The fired finance chief of Starkey Laboratories said Friday that a business setup at the center of a criminal fraud case against him, other former executives and business associates started as a way to slash the tax liabilities of the company’s owner, Bill Austin.
Scott Nelson, who pleaded guilty to a count of conspiracy in connection with the case, was testifying for the government in a case that alleges $20 million was embezzled from Eden Prairie-based Starkey through fraudulent stock payments, bonuses, commissions and discounts.
On trial in U.S. District Court in Minneapolis are Jerry Ruzicka, Starkey’s former president; Larry Miller, the company’s former human resources chief; and business associates W. Jeffrey Taylor and Larry T. Hagen. All four have pleaded not guilty to the charges.
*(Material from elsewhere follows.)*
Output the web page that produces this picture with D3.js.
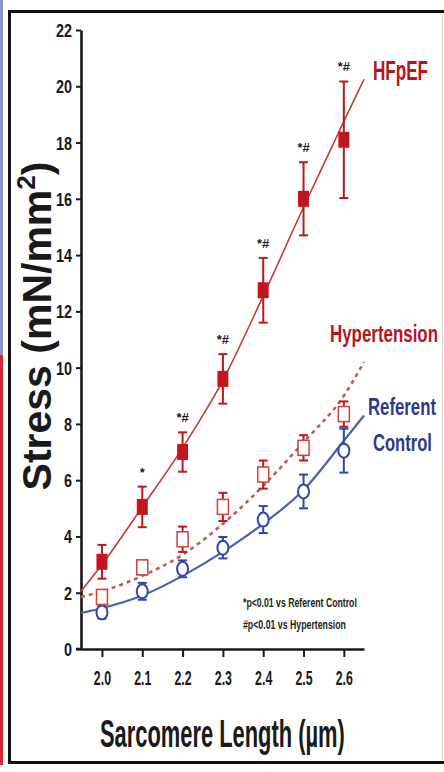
<!DOCTYPE html>
<html>
<head>
<meta charset="utf-8">
<script src="https://cdn.jsdelivr.net/npm/d3@7"></script>
<style>
  html, body { margin: 0; padding: 0; background: #fff; }
  svg { display: block; font-family: "Liberation Sans", Arial, Helvetica, sans-serif; }
</style>
</head>
<body>
<svg id="chart" width="444" height="772"></svg>
<script>
// Sarcomere lengths (µm) at which stress was measured
const lengths = [2.0, 2.1, 2.2, 2.3, 2.4, 2.5, 2.6];

// Mean passive stress (mN/mm²) and error per group
const hfpef       = [3.1, 5.05, 7.0, 9.6, 12.75, 16.0, 18.1];
const hfpefErr    = [0.6, 0.72, 0.7, 0.88, 1.15, 1.3, 2.07];
const hypertension    = [1.85, 2.9, 3.9, 5.05, 6.2, 7.15, 8.35];
const hypertensionErr = [0.25, 0.25, 0.45, 0.5, 0.5, 0.45, 0.45];
const referent    = [1.3, 2.05, 2.85, 3.6, 4.6, 5.6, 7.05];
const referentErr = [0.22, 0.3, 0.3, 0.38, 0.48, 0.6, 0.78];

// Significance marks above the HFpEF points
const hfpefMarks = ["", "*", "*#", "*#", "*#", "*#", "*#"];

// Fitted curves, sampled along the x range
const fitLengths     = [1.948, 2.0, 2.1, 2.2, 2.3, 2.4, 2.5, 2.6, 2.65];
const hfpefFit       = [2.05, 3.0, 5.05, 7.15, 9.55, 12.55, 15.7, 18.75, 20.25];
const hypertensionFit= [1.85, 2.05, 2.6, 3.35, 4.45, 5.8, 7.35, 9.0, 10.2];
const referentFit    = [1.28, 1.45, 1.9, 2.6, 3.45, 4.45, 5.65, 7.4, 8.3];

// Tick values
const xTicks = [2.0, 2.1, 2.2, 2.3, 2.4, 2.5, 2.6];
const yTicks = [0, 2, 4, 6, 8, 10, 12, 14, 16, 18, 20, 22];

const RED = "#c1161f", RED_LINE = "#c23b36", RED_DASH = "#c45a58";
const BLUE = "#2f48a6", BLUE_LINE = "#4d62ad", BLUE_TEXT = "#2b3a8f";

const svg = d3.select("#chart");

// Outer strip and frame
svg.append("rect").attr("x", 0).attr("y", 0).attr("width", 3).attr("height", 355).attr("fill", "#8d92cf");
svg.append("rect").attr("x", 0).attr("y", 355).attr("width", 3).attr("height", 410).attr("fill", "#d9262b");
svg.append("rect").attr("x", 9.5).attr("y", 11.5).attr("width", 450).attr("height", 751)
  .attr("fill", "#fff").attr("stroke", "#111").attr("stroke-width", 3);
svg.append("line").attr("x1", 442.5).attr("x2", 442.5).attr("y1", 13).attr("y2", 761)
  .attr("stroke", "#d8d8d8").attr("stroke-width", 1);

const x = d3.scaleLinear().domain([1.948, 2.65]).range([81, 364]);
const y = d3.scaleLinear().domain([0, 22]).range([649, 30]);

// Axes
const yAxis = svg.append("g").attr("transform", "translate(81,0)")
  .call(d3.axisLeft(y).tickValues(yTicks).tickSize(5).tickSizeOuter(0).tickPadding(4));
const xAxis = svg.append("g").attr("transform", "translate(0,649)")
  .call(d3.axisBottom(x).tickValues(xTicks).tickSize(8).tickSizeOuter(0).tickPadding(12).tickFormat(d3.format(".1f")));
[yAxis, xAxis].forEach(g => {
  g.select(".domain").attr("stroke", "#1a1a1a").attr("stroke-width", 2.6);
  g.selectAll(".tick line").attr("stroke", "#1a1a1a").attr("stroke-width", 2);
});
// extend the x axis line slightly left of the y axis
svg.append("line").attr("x1", 76).attr("x2", 82).attr("y1", 649).attr("y2", 649)
  .attr("stroke", "#1a1a1a").attr("stroke-width", 2.6);

yAxis.selectAll(".tick text")
  .attr("font-size", 18).attr("font-weight", "bold").attr("fill", "#1a1a1a")
  .attr("x", null).attr("dy", "0.36em")
  .attr("transform", "translate(-9,0) scale(0.8,1)");
xAxis.selectAll(".tick text")
  .attr("font-size", 20).attr("font-weight", "bold").attr("fill", "#1a1a1a")
  .attr("y", null).attr("dy", null)
  .attr("transform", "translate(0,36) scale(0.62,1)");

// Fitted curves
const fitLine = d3.line().x((d, i) => x(fitLengths[i])).y(d => y(d)).curve(d3.curveMonotoneX);
svg.append("path").datum(referentFit).attr("d", fitLine)
  .attr("fill", "none").attr("stroke", BLUE_LINE).attr("stroke-width", 2.2);
svg.append("path").datum(hypertensionFit).attr("d", fitLine)
  .attr("fill", "none").attr("stroke", RED_DASH).attr("stroke-width", 2.6).attr("stroke-dasharray", "4,4");
svg.append("path").datum(hfpefFit).attr("d", fitLine)
  .attr("fill", "none").attr("stroke", RED_LINE).attr("stroke-width", 1.6);

// Error bars
function errorBars(values, errs, color) {
  const g = svg.append("g").attr("stroke", color).attr("stroke-width", 2);
  lengths.forEach((L, i) => {
    const cx = x(L), top = y(values[i] + errs[i]), bot = y(values[i] - errs[i]);
    g.append("line").attr("x1", cx).attr("x2", cx).attr("y1", top).attr("y2", bot);
    g.append("line").attr("x1", cx - 4.5).attr("x2", cx + 4.5).attr("y1", top).attr("y2", top);
    g.append("line").attr("x1", cx - 4.5).attr("x2", cx + 4.5).attr("y1", bot).attr("y2", bot);
  });
}
errorBars(referent, referentErr, BLUE);
errorBars(hypertension, hypertensionErr, RED);
errorBars(hfpef, hfpefErr, RED);

// Markers
svg.append("g").selectAll("ellipse").data(referent).join("ellipse")
  .attr("cx", (d, i) => x(lengths[i])).attr("cy", d => y(d))
  .attr("rx", 5.5).attr("ry", 7)
  .attr("fill", "#fff").attr("stroke", BLUE).attr("stroke-width", 2);
svg.append("g").selectAll("rect").data(hypertension).join("rect")
  .attr("x", (d, i) => x(lengths[i]) - 5.5).attr("y", d => y(d) - 7.5)
  .attr("width", 11).attr("height", 15)
  .attr("fill", "#fff").attr("stroke", "#d0403c").attr("stroke-width", 1.5);
svg.append("g").selectAll("rect").data(hfpef).join("rect")
  .attr("x", (d, i) => x(lengths[i]) - 5.5).attr("y", d => y(d) - 8)
  .attr("width", 11).attr("height", 16)
  .attr("fill", RED);

// Significance marks
svg.append("g").selectAll("text").data(hfpefMarks).join("text")
  .attr("x", (d, i) => x(lengths[i]))
  .attr("y", (d, i) => y(hfpef[i] + hfpefErr[i]) - 10)
  .attr("text-anchor", "middle")
  .attr("font-size", 13).attr("font-weight", "bold").attr("fill", "#1a1a1a")
  .text(d => d);

// Bold label squeezed horizontally to a given width, anchored at its left edge
function label(txt, xPos, yPos, size, width, color) {
  const t = svg.append("text")
    .attr("font-size", size).attr("font-weight", "bold").attr("fill", color)
    .text(txt);
  const natural = t.node().getComputedTextLength();
  t.attr("transform", `translate(${xPos},${yPos}) scale(${width / natural},1)`);
  return t;
}
label("HFpEF", 373, 80, 28, 55, "#b8141c");
label("Hypertension", 330, 342, 24, 108, "#b8141c");
label("Referent", 368, 415, 24, 68, BLUE_TEXT);
label("Control", 373, 451, 24, 59, BLUE_TEXT);

// Footnotes
label("*p<0.01 vs Referent Control", 243, 607, 13, 114, "#222");
label("#p<0.01 vs Hypertension", 243, 629, 13, 103, "#222");

// Axis titles
label("Sarcomere Length (µm)", 100, 747, 39, 245, "#1a1a1a");

const yTitle = svg.append("text")
  .attr("transform", "translate(51,326) rotate(-90)")
  .attr("text-anchor", "middle")
  .attr("font-size", 41).attr("font-weight", "bold").attr("fill", "#1a1a1a");
yTitle.append("tspan").text("Stress (mN/mm");
yTitle.append("tspan").attr("font-size", 26).attr("dy", -16).text("2");
yTitle.append("tspan").attr("dy", 16).text(")");
</script>
</body>
</html>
Nelson — who worked for Starkey, the largest hearing aid manufacturer in the United States, from 1997 until he was fired in 2015 — said his finance department recommended transferring the assets of Northland U.S. LLC to a new corporate entity. He said Austin bore the full tax burden of Northland U.S. because it was a limited liability company and Austin was the sole owner.
Austin first used Northland U.S. to hold his personal real estate. But later, it was used by Starkey to buy scores of struggling retail hearing aid stores, which kept the small retailers out of the clutches of the hearing aid company’s competitors.
Nelson said if the subsidiary holdings were reorganized into Northland Hearing Center Inc. (NLHC), owned fully by Starkey, it would solve Austin’s tax dilemma.
Ruzicka, Nelson said, suggested making the corporate move but instead transferring NLHC’s majority ownership to himself, Nelson and NLHC’s president, Jeff Longtain, who has pleaded guilty to one count of tax evasion and has already testified for the prosecution. Starkey would own 49 percent of the company.
Nelson said Ruzicka told him the new ownership setup would act as a retention tool and motivate the three executives to help expand the fledging retail entity.
Ruzicka told Nelson that Austin had previously told him he “could do whatever he wanted” with the retail operation.
Ultimately, the Northland stock was cashed in, netting the three executives $15 million in payments in 2013.
Austin testified earlier in the trial that he ordered an internal investigation after being told that Ruzicka was recruiting Starkey employees to work at a new hearing aid company Ruzicka would run once his employment contract expired at Starkey in 2016.
That initial investigation turned up Northland and other transactions Austin said were questionable.
The investigation subsequently led to the fall 2015 firings of the executives, a federal investigation and the indictments, the U.S. attorney’s office has said.
Nelson said on the stand Friday that he signed his own name and also signed Austin’s name twice on documents leading to the Northland ownership switch.
Earlier this week, Austin testified that he never gave Ruzicka or Nelson authority to sign his name to documents.
He also said he did not give permission for the forming of NLHC and would have never approved a deal that gave Starkey minority ownership in anything. In addition, he said he was unaware of the stock sale.
Defense attorneys have said the transactions were done with Austin’s full approval or within the authority that Austin had given Ruzicka. They also said he should have seen public documentation that outlined the ownership of Northland in several places.
Nelson is scheduled to continue his testimony on Monday.